A contre-courant de l'engouement général, l'auteur n'a pas fait mouche sur moi avec
Ce qu'il faut de haine. Pourtant, des mouches il n'en manque pas dans ce roman, puisqu'un corps putréfié préalablement savouré par un sanglier, et désormais enveloppé d'un épais manteau d'asticots est découvert par une étudiante joggeuse dans une forêt icaunaise.

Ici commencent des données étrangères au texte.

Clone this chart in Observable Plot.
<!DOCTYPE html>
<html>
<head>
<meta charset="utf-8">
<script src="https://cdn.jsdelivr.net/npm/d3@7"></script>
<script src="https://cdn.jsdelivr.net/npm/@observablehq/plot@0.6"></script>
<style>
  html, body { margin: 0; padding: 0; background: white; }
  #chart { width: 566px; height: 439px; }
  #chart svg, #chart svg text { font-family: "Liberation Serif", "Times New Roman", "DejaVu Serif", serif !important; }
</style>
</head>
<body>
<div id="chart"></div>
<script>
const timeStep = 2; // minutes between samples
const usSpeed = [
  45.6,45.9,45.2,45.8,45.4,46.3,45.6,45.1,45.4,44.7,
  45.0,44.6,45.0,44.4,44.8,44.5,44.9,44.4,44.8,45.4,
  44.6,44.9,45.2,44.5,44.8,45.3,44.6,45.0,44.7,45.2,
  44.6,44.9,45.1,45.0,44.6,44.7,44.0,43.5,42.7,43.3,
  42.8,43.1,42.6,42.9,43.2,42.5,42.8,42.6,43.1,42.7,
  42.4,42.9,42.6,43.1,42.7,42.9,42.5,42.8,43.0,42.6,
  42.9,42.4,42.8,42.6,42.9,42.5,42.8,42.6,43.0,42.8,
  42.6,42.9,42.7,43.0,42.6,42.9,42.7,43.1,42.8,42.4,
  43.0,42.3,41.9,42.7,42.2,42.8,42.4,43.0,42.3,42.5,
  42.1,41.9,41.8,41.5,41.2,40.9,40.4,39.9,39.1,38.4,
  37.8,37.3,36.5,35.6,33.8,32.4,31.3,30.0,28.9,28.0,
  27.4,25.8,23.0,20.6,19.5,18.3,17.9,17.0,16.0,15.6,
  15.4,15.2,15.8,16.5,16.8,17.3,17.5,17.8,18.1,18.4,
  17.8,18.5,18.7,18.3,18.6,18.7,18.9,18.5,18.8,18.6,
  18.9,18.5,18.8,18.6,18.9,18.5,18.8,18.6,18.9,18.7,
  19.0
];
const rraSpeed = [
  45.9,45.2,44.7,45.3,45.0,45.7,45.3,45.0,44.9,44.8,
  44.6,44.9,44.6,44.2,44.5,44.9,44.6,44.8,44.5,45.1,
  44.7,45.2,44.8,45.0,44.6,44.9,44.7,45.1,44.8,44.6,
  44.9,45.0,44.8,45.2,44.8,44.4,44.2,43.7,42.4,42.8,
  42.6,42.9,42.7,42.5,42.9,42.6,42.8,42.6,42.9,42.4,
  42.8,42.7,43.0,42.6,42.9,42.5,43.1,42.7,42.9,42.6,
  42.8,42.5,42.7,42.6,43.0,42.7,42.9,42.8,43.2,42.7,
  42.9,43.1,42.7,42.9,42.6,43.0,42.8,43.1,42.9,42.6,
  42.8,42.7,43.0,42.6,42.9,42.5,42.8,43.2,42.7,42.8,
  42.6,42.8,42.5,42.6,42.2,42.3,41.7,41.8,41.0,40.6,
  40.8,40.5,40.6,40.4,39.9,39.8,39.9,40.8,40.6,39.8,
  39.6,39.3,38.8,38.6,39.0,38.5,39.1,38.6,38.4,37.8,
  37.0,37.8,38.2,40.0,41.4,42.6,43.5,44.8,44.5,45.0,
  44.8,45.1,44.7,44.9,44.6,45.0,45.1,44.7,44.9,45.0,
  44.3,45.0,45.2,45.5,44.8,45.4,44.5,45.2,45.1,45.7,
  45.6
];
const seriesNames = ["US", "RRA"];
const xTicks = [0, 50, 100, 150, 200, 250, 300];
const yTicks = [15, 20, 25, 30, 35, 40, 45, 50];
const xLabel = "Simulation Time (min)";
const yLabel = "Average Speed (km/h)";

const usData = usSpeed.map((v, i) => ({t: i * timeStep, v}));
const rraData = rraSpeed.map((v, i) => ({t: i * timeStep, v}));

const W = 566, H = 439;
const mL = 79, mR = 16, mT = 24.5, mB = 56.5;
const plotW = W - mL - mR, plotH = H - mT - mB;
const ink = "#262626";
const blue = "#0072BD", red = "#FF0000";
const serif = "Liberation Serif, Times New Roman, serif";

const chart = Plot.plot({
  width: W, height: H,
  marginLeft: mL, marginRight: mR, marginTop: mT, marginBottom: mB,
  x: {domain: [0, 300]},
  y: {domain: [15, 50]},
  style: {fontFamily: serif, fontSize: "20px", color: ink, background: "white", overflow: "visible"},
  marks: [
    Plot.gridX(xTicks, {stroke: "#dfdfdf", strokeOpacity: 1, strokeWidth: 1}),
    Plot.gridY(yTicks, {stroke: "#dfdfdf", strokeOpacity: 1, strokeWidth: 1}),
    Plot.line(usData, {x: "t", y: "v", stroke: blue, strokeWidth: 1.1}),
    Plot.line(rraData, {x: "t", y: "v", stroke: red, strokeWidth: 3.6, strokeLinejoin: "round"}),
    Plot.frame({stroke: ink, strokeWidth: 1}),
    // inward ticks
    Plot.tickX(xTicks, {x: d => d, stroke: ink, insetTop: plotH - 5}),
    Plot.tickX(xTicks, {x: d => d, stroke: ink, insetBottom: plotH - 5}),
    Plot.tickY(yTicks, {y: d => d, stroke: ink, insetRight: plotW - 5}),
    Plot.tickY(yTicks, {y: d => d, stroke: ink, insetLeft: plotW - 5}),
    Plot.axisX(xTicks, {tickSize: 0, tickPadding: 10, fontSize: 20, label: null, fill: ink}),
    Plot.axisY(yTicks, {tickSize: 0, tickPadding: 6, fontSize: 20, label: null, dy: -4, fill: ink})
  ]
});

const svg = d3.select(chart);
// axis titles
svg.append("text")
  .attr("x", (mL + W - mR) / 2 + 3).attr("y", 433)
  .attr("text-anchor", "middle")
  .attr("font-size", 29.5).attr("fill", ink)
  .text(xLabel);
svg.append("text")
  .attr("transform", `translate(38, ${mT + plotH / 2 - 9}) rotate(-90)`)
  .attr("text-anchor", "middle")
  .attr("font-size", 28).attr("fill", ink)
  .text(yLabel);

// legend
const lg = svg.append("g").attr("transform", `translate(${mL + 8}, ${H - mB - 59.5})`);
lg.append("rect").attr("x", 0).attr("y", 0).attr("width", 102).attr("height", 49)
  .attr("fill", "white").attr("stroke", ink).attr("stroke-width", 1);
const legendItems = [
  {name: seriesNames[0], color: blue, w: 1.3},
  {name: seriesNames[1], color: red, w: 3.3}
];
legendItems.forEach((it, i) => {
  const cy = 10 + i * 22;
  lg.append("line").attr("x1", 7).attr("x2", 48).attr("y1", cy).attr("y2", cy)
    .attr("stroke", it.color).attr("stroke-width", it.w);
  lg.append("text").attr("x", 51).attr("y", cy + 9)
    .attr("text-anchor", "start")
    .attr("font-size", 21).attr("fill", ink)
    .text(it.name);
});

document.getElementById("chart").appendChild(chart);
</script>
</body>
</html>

Le style est scolaire, comme pourrait l'être une rédaction de 4ème, lorsque le collégien croit tromper son professeur en écrivant gros et en rajoutant des mots inutiles pour atteindre le quota de lignes fixé à une copie double. Ici, il s'agit d'adverbes : « particulièrement éprouvant », « manifestement seule », « rigoureusement impossible », « lourdement trompée », « indiquée clairement », « mûrement réfléchi », « désespérément seule », « hautement improbable ». Les adjectifs font aussi l'objet d'une surenchère stéréotypée : la violence est insoutenable et les drames terribles. J'ajoute que lire la féminisation du mot officier en « officière » agit sur mes dents comme une craie grinçant sur un tableau noir et que nommer les rues et immeubles à chaque déplacement dans Paris n'apporte rien.
Jacques Saussey n'utilise jamais les mots société, entreprise, firme, établissement, négoce, commerce, manufacture ; il ne connaît que le mot « boîte » employé à de très nombreuses reprises, mot-valise ne contenant rien, condescendant voire péjoratif, facilité de langage montrant son absence d'intérêt et/ou son ignorance lorsqu'il évoque le monde économique.

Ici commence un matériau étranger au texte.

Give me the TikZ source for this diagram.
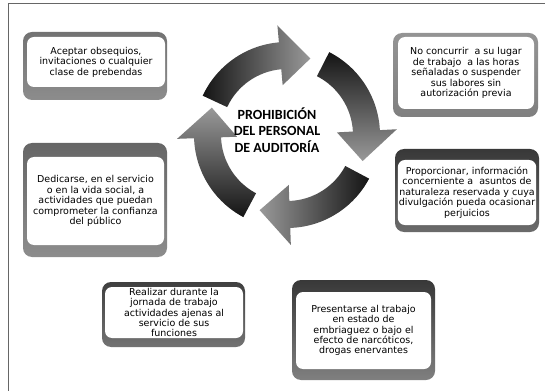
\documentclass[tikz,border=0pt]{standalone}
\usepackage{fontspec}
\setmainfont{DejaVu Sans}
\newfontfamily\titlefont{Carlito}
\usepackage{xcolor}
\usepackage{tikz}
\tikzstyle{marco} = [rectangle, rounded corners=9pt, draw=none]
\tikzstyle{caja} = [rectangle, rounded corners=7pt, fill=white, align=center, inner sep=1pt, font=\fontsize{9.5}{10.4}\selectfont]
\tikzstyle{titulo} = [align=center, font=\titlefont\bfseries\fontsize{14}{16.7}\selectfont]
\tikzstyle{flecha} = [top color=black!92, bottom color=black!40]

\begin{document}
\begin{tikzpicture}[x=1pt, y=1pt]
    \useasboundingbox (0,0) rectangle (545,391);
    \draw [black!60, line width=1pt] (545,387) -- (8,387) -- (8,0);

    % Cycle
    \begin{scope}[shift={(287,256)}]
    \foreach \b/\ang in {95/90, 3/0, -88/-90, -178/180} {
        \shade [flecha, shading angle=\ang]
            (\b+60:93) arc[start angle=\b+60, end angle=\b, radius=93]
            -- (\b:110) -- (\b-22:80) -- (\b:50) -- (\b:66)
            arc[start angle=\b, end angle=\b+60, radius=66] -- cycle;
    }
    \end{scope}
    \node (tit) [titulo] at (277,261) {PROHIBICIÓN\\DEL PERSONAL\\DE AUDITORÍA};

    % Frames
    \node (aceptarM) [marco, minimum width=144pt, minimum height=68pt, top color=black!55, bottom color=black!45] at (95,325) {};
    \node (concurrirM) [marco, minimum width=145pt, minimum height=84pt, top color=black!42, bottom color=black!50] at (465.5,316) {};
    \node (proporcionarM) [marco, minimum width=144pt, minimum height=83pt, top color=black!78, bottom color=black!58] at (467,200.5) {};
    \node (dedicarseM) [marco, minimum width=144pt, minimum height=114pt, top color=black!60, bottom color=black!45] at (95,191) {};
    \node (realizarM) [marco, minimum width=143pt, minimum height=65pt, top color=black!75, bottom color=black!55] at (173.5,76.5) {};
    \node (presentarseM) [marco, minimum width=143pt, minimum height=100pt, top color=black!78, bottom color=black!50] at (363.5,61) {};

    % Nodes
    \node (aceptar) [caja, minimum width=138pt, minimum height=50pt] at (96,329) {Aceptar obsequios,\\invitaciones o cualquier\\clase de prebendas};
    \node (concurrir) [caja, minimum width=136pt, minimum height=72pt] at (466,318) {No concurrir\ \ a su lugar\\de trabajo\ \ a las horas\\señaladas o suspender\\sus labores sin\\autorización previa};
    \node (proporcionar) [caja, minimum width=136pt, minimum height=65pt] at (467,198.5) {Proporcionar, información\\concerniente a\ \ asuntos de\\naturaleza reservada y cuya\\divulgación pueda ocasionar\\perjuicios};
    \node (dedicarse) [caja, minimum width=137pt, minimum height=88pt] at (95.5,190) {Dedicarse, en el servicio\\o en la vida social, a\\actividades que puedan\\comprometer la confianza\\del público};
    \node (realizar) [caja, minimum width=138pt, minimum height=51pt] at (174,78.5) {Realizar durante la\\jornada de trabajo\\actividades ajenas al\\servicio de sus\\funciones};
    \node (presentarse) [caja, minimum width=135pt, minimum height=77pt] at (363.5,60.5) {Presentarse al trabajo\\en estado de\\embriaguez o bajo el\\efecto de narcóticos,\\drogas enervantes};

\end{tikzpicture}
\end{document}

Last but not least, les personnages sont banals et prévisibles. Un bras plâtré lors de sa rencontre avec la victime ne fait pas du tueur un Ted Bundy (c'était son truc à Ted le coup du bras plâtré), et la haine des DRH ne le transforme pas davantage en Burke Devore, héros de
Donald Westlake dans
le couperet. La découvreuse de corps est étudiante en médecine, sans jamais se rendre en faculté ; elle roule en Suzuki GSX-R, elle a les moyens.
Au final, l'écriture semble avoir été coûteuse en énergie ;
Jacques Saussey mâche le boulot du lecteur, décortiquant chaque geste, action ou réflexion dans une intrigue linéaire avec quelques incursions dans la tête du tueur. Un roman laborieux, un rendez-vous manqué, j'en resterai là avec cet auteur.